This is a question and i'm not trying to dunk on the tweet
I thought the main reason why those were bad because it mocked black people and they were the target of the ridicule, and while Cohen uses a similar technique in Borat he is targeting Americans as part of his satire, not Kazakhs.
I saw a criticism in vein of "People he can mock by making them think Kazakhs are actually like this would also believe that there is a country called Loftristan and its people act like that" and i can accept that, but comparison to blackface makes almost zero sense to me.
It's been a while since I saw the first Borat and I haven't seen the second one, but iirc most of it just treated Kazakhstan as a generic "third-world" country rather than making any points about Kazakhstan specifically. There was definitely an attempt to satirise Western views about the Global South, but I'm not convinced it was a particularly successful attempt, especially since the film kind of meandered too much to really have any clear messages (which I suppose is inevitable when you're filming so much unscripted stuff).

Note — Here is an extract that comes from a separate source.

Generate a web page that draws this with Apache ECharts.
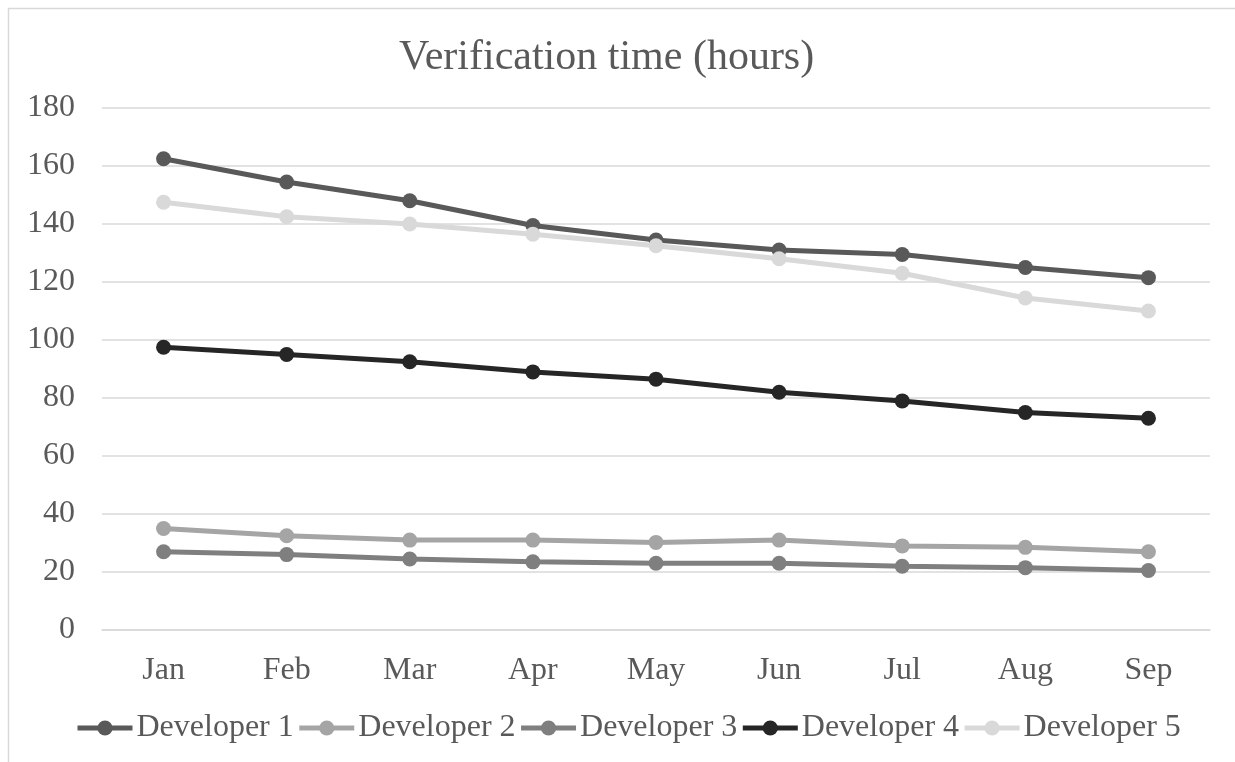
<!DOCTYPE html>
<html>
<head>
<meta charset="utf-8">
<script src="https://cdn.jsdelivr.net/npm/echarts@6/dist/echarts.min.js"></script>
<style>
  html, body { margin: 0; padding: 0; background: #fff; }
  #chart { width: 1235px; height: 762px; }
</style>
</head>
<body>
<div id="chart"></div>
<script>
// Monthly verification time per developer, in hours
const months = ['Jan', 'Feb', 'Mar', 'Apr', 'May', 'Jun', 'Jul', 'Aug', 'Sep'];
const developer1 = [162.5, 154.5, 148, 139.5, 134.5, 131, 129.5, 125, 121.5];
const developer2 = [35, 32.5, 31, 31, 30.2, 31, 29, 28.5, 27];
const developer3 = [27, 26, 24.5, 23.5, 23, 23, 22, 21.5, 20.5];
const developer4 = [97.5, 95, 92.5, 89, 86.5, 82, 79, 75, 73];
const developer5 = [147.5, 142.5, 140, 136.5, 132.5, 128, 123, 114.5, 110];
const yTicks = { min: 0, max: 180, interval: 20 };

const seriesDefs = [
  { name: 'Developer 1', data: developer1, color: '#595959' },
  { name: 'Developer 2', data: developer2, color: '#a5a5a5' },
  { name: 'Developer 3', data: developer3, color: '#7f7f7f' },
  { name: 'Developer 4', data: developer4, color: '#262626' },
  { name: 'Developer 5', data: developer5, color: '#d9d9d9' }
];

const font = '"Liberation Serif", "Times New Roman", serif';
const textColor = '#595959';
const lineWidth = 5;

const chart = echarts.init(document.getElementById('chart'), null, { renderer: 'canvas' });
chart.setOption({
  animation: false,
  backgroundColor: '#fff',
  graphic: [{
    type: 'rect',
    shape: { x: 8.5, y: 8.5, width: 1400, height: 900 },
    style: { fill: 'none', stroke: '#d9d9d9', lineWidth: 1.5 },
    silent: true
  }],
  title: {
    text: 'Verification time (hours)',
    left: 394,
    top: 32,
    textStyle: { fontFamily: font, fontSize: 42, fontWeight: 'normal', color: textColor }
  },
  legend: {
    bottom: 13,
    left: 70,
    itemWidth: 55,
    itemHeight: 19,
    itemGap: 3,
    lineStyle: { width: lineWidth },
    textStyle: { fontFamily: font, fontSize: 32, color: textColor, padding: [0, 0, 0, -1] },
    data: seriesDefs.map(s => s.name)
  },
  grid: { left: 102, right: 25, top: 108, bottom: 132, containLabel: false },
  xAxis: {
    type: 'category',
    data: months,
    boundaryGap: true,
    axisLine: { show: true, lineStyle: { color: '#d9d9d9', width: 1.5 } },
    axisTick: { show: false },
    axisLabel: { fontFamily: font, fontSize: 32, color: textColor, margin: 25 }
  },
  yAxis: {
    type: 'value',
    min: yTicks.min,
    max: yTicks.max,
    interval: yTicks.interval,
    axisLine: { show: false },
    axisTick: { show: false },
    axisLabel: { fontFamily: font, fontSize: 32, color: textColor, margin: 27 },
    splitLine: { lineStyle: { color: '#d9d9d9', width: 1.5 } }
  },
  series: seriesDefs.map(s => ({
    name: s.name,
    type: 'line',
    data: s.data,
    symbol: 'circle',
    symbolSize: 15,
    lineStyle: { color: s.color, width: lineWidth },
    itemStyle: { color: s.color },
    emphasis: { disabled: true }
  }))
});
</script>
</body>
</html>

I guess another issue is that it's probably somewhat annoying for Kazakhs that one of the very few times there was any attempt to depict their culture in Western media, it was a ridiculous caricature. I don't think it would have hurt to have just made up a country instead.
However, I don't think comparisons to blackface are ever really very helpful. Blackface has a pretty unique history, and the arguments people make against blackface don't look anything like the arguments they make against Borat, which kind of suggests they aren't similar situations. And let's not legitimise the "iF yOu RePlAcE tHe WoRd BlAcK wItH tHe WoRd CoNsErVaTiVe" garbage.
Fwiw, as a gay guy I really disliked Bruno. A lot of it wasn't even particularly over-the-top or absurdist, it was just portraying exactly what huge numbers of straight people think about us. I mean, when there is so much political discourse over whether it's acceptable for LGBT people to be parents, the idea of a straight guy going round pretending to be a gay dad who neglects his kid, treats it like a status symbol and puts it into sexual situations is just... well, I don't really get where the humour is supposed to be. The whole reason why there is a controversy about same-sex parenting is because loads of people expect that it results in precisely those things.
Cohen’s “Kazakhstan” specifically satirizes the scarcity, anti-Semitism, and ultra-nationalism of post-soviet nations.